EXERCISE DETAILS: In the material below, please retype the lines from the very first through the one with "minimum width=201, minimum", exactly and without pictures.

---------- SOURCE DATA

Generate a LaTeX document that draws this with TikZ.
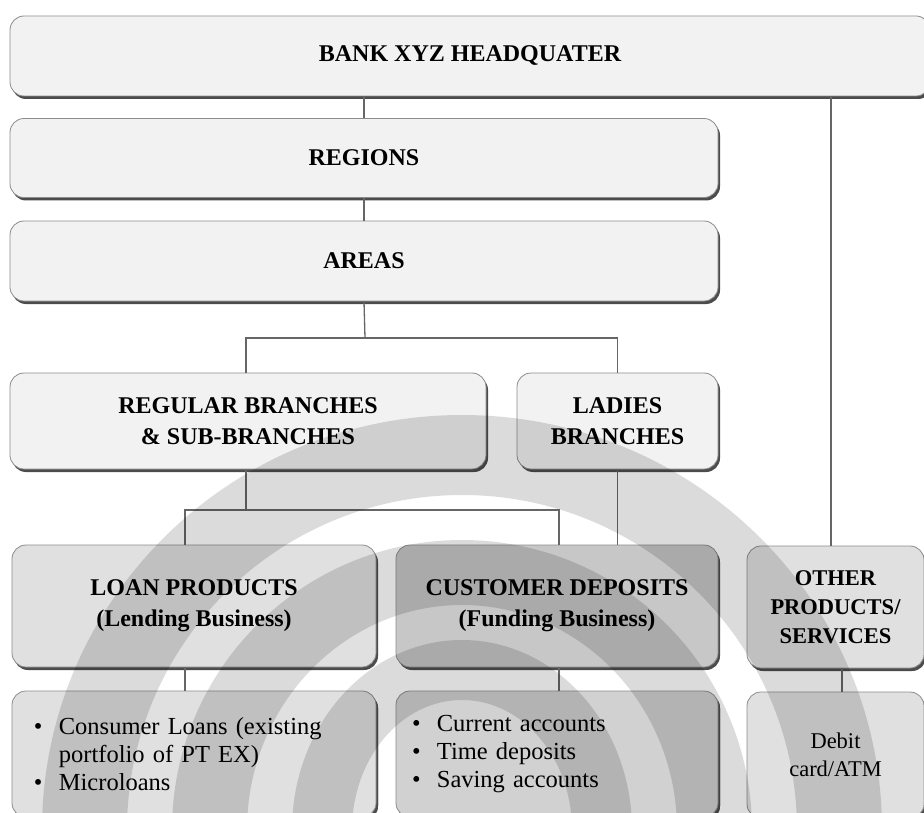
\documentclass[tikz,border=0pt]{standalone}
\usepackage{fontspec}
\setmainfont{Liberation Serif}
\usetikzlibrary{shadows}

\tikzset{
  box/.style={draw=black!45, line width=0.8pt, rounded corners=14pt,
    drop shadow={shadow xshift=2pt, shadow yshift=-3pt, fill=black!70, opacity=1},
    inner sep=0pt, align=center,
    font=\fontsize{24}{31}\selectfont\bfseries},
  light/.style={box, fill=black!5},
  mid/.style={box, fill=black!12},
  dark/.style={box, fill=black!22},
  listbox/.style={box, align=left, font=\fontsize{24.5}{28}\selectfont,
    text width=#1},
  conn/.style={draw=black!60, line width=1.3pt}
}

\begin{document}
\begin{tikzpicture}[x=1pt, y=-1pt]
\useasboundingbox (0,0) rectangle (924,813);
\fill[white] (0,0) rectangle (924,813);

% top of the hierarchy
\node[light, minimum width=920, minimum height=80] (hq) at (470,56) {BANK XYZ HEADQUATER};
\node[light, minimum width=708, minimum height=79] (regions) at (364,158) {REGIONS};
\node[light, minimum width=708, minimum height=80] (areas) at (364,261) {AREAS};

% branch types
\node[light, minimum width=476, minimum height=96] (regular) at (248,421) {REGULAR BRANCHES\\\& SUB-BRANCHES};
\node[light, minimum width=201, minimum height=96] (ladies) at (617.5,421) {LADIES\\BRANCHES};

% product groups
\node[mid, minimum width=364, minimum height=122] (loan) at (194,606) {LOAN PRODUCTS\\(Lending Business)};
\node[dark, minimum width=322, minimum height=122] (deposits) at (557,606) {CUSTOMER DEPOSITS\\(Funding Business)};
\node[mid, minimum width=177, minimum height=122, font=\fontsize{22.5}{29}\selectfont\bfseries] (other) at (835.5,607) {OTHER\\PRODUCTS/\\SERVICES};

% product details
\node[box, fill=black!12, minimum width=364, minimum height=126, listbox=320, inner xsep=22pt] (loanlist) at (194,754)
  {\textbullet\ \ Consumer Loans (existing\\\phantom{\textbullet\ \ }portfolio of PT EX)\\\textbullet\ \ Microloans};
\node[box, fill=black!18, minimum width=322, minimum height=126, listbox=290, inner xsep=16pt] (deplist) at (557,754)
  {\textbullet\ \ Current accounts\\\textbullet\ \ Time deposits\\\textbullet\ \ Saving accounts};
\node[box, fill=black!12, minimum width=177, minimum height=126, font=\fontsize{22.5}{28}\selectfont] (debit) at (835.5,755)
  {Debit\\card/ATM};

% connector routing points
\coordinate (busA) at (365,338);
\coordinate (busB) at (246,510);
\coordinate (lx) at (185,0);
\coordinate (dx) at (559,0);
\coordinate (hx) at (831,0);
\coordinate (ox) at (842,0);

\draw[conn] (hq.south -| regions.north) -- (regions.north);
\draw[conn] (regions.south) -- (areas.north);
\draw[conn] (areas.south) -- (busA);
\draw[conn] (regular.north -| busB) |- (busA) -| (ladies.north);
\draw[conn] (regular.south -| busB) -- (busB);
\draw[conn] (loan.north -| lx) |- (busB) -| (deposits.north -| dx);
\draw[conn] (ladies.south) -- (deposits.north -| ladies.south);
\draw[conn] (hq.south -| hx) -- (other.north -| hx);
\draw[conn] (loan.south -| lx) -- (loanlist.north -| lx);
\draw[conn] (deposits.south -| dx) -- (deplist.north -| dx);
\draw[conn] (other.south -| ox) -- (debit.north -| ox);

% faint emblem in the background
\fill[black, opacity=0.14, even odd rule]
  (462,830) ellipse [x radius=420, y radius=415]
  (462,830) ellipse [x radius=335, y radius=335]
  (462,830) ellipse [x radius=290, y radius=290]
  (462,830) ellipse [x radius=215, y radius=225]
  (462,830) ellipse [x radius=170, y radius=190]
  (462,830) ellipse [x radius=110, y radius=130];
\end{tikzpicture}
\end{document}
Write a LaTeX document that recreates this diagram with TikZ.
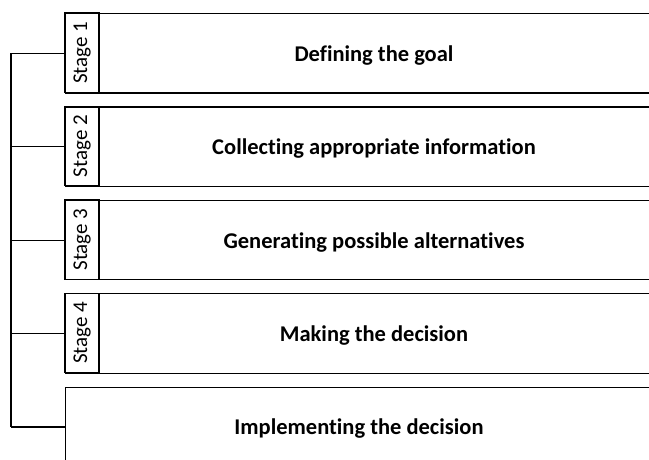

--------------------

EXERCISE RESULT:
Generate a LaTeX document that draws this with TikZ.
\documentclass[tikz,border=0pt]{standalone}
\usepackage{fontspec}
\setmainfont{Liberation Serif}
\usetikzlibrary{shadows}

\tikzset{
  box/.style={draw=black!45, line width=0.8pt, rounded corners=14pt,
    drop shadow={shadow xshift=2pt, shadow yshift=-3pt, fill=black!70, opacity=1},
    inner sep=0pt, align=center,
    font=\fontsize{24}{31}\selectfont\bfseries},
  light/.style={box, fill=black!5},
  mid/.style={box, fill=black!12},
  dark/.style={box, fill=black!22},
  listbox/.style={box, align=left, font=\fontsize{24.5}{28}\selectfont,
    text width=#1},
  conn/.style={draw=black!60, line width=1.3pt}
}

\begin{document}
\begin{tikzpicture}[x=1pt, y=-1pt]
\useasboundingbox (0,0) rectangle (924,813);
\fill[white] (0,0) rectangle (924,813);

% top of the hierarchy
\node[light, minimum width=920, minimum height=80] (hq) at (470,56) {BANK XYZ HEADQUATER};
\node[light, minimum width=708, minimum height=79] (regions) at (364,158) {REGIONS};
\node[light, minimum width=708, minimum height=80] (areas) at (364,261) {AREAS};

% branch types
\node[light, minimum width=476, minimum height=96] (regular) at (248,421) {REGULAR BRANCHES\\\& SUB-BRANCHES};
\node[light, minimum width=201, minimum height=96] (ladies) at (617.5,421) {LADIES\\BRANCHES};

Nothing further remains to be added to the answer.